Mr Khaw has said that the light at the end of the tunnel is approaching on commuter experience. He noted that the mean kilometres between failure or MKBF – the standard measure for reliability – has risen from 133,000 train-km in 2015 to 425,000 train-km this year.

But he also pointed out why commuters are not feeling it yet – because of the concurrent re-signalling project, which will improve the system in the long run but necessarily involve short-run disruptions.

The proof of the pudding is in commuter experience indeed improving as promised. But part of the battle is about communications. Speaking to commuters, one does not get the sense that people understand this point on re-signalling, and the need for short-term pain in exchange for long-term gain.
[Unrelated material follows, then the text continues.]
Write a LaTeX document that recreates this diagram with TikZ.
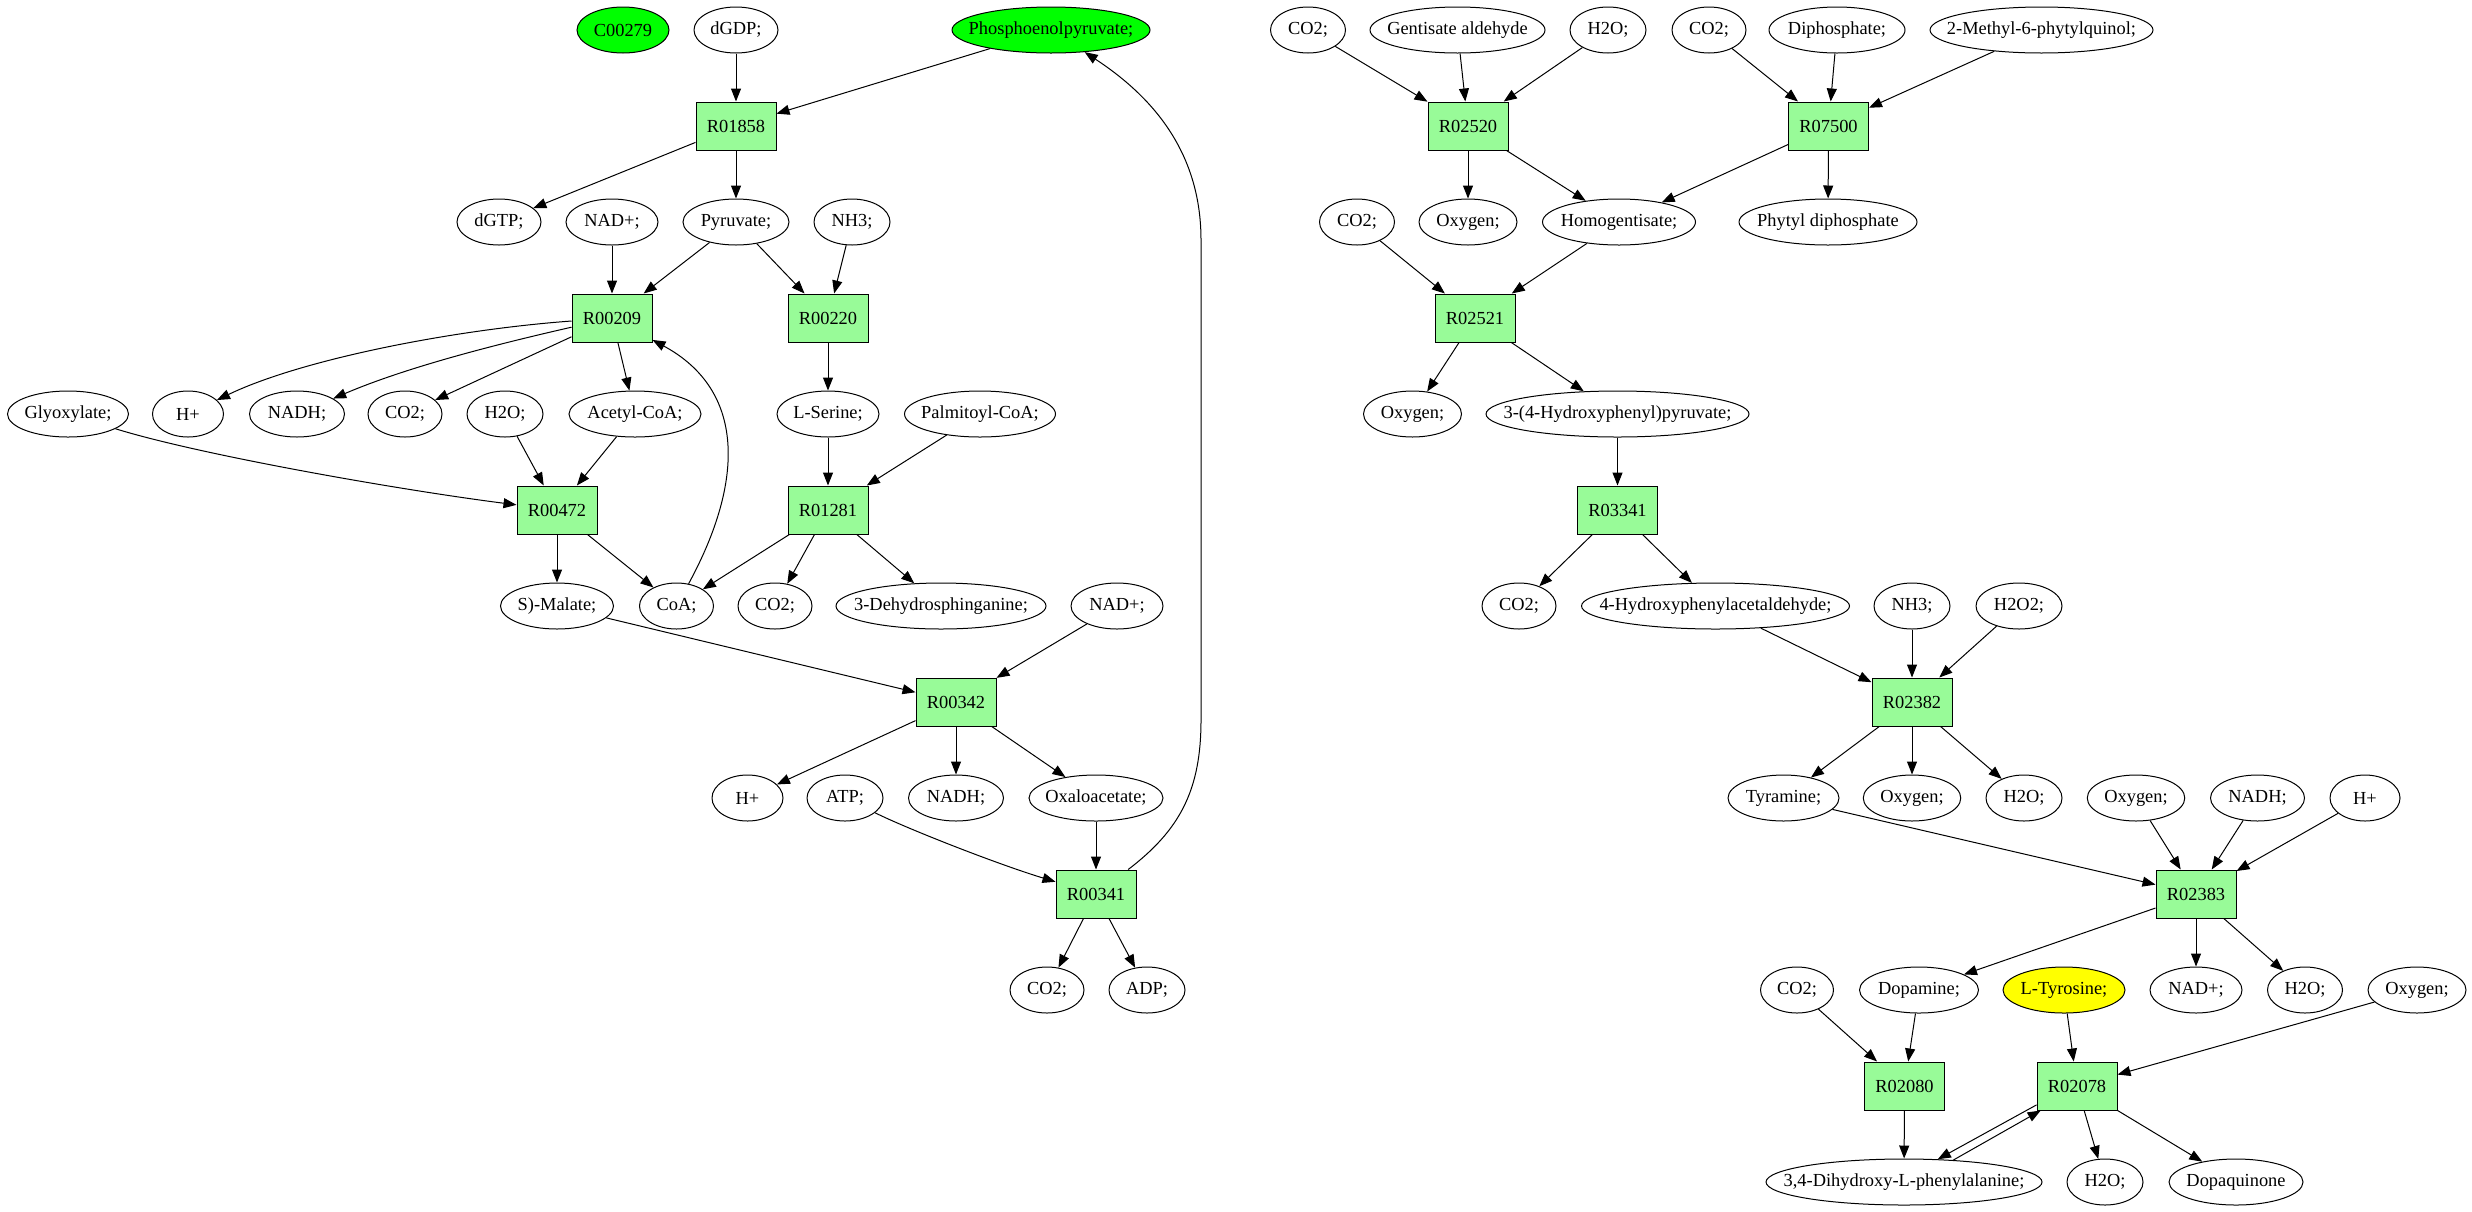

This needs to be better communicated.

This is like having a construction site in your neighbourhood. People can put up with the smoke, dust and noise from the site if you can convince them that at the end of it, they will enjoy, say, a brand new sports centre – and also if they are given a clear construction completion date.

The minister proved last Tuesday that he is a master communicator. He needs his transport bureaucracy to do the same on a daily and weekly basis, so the message gets out.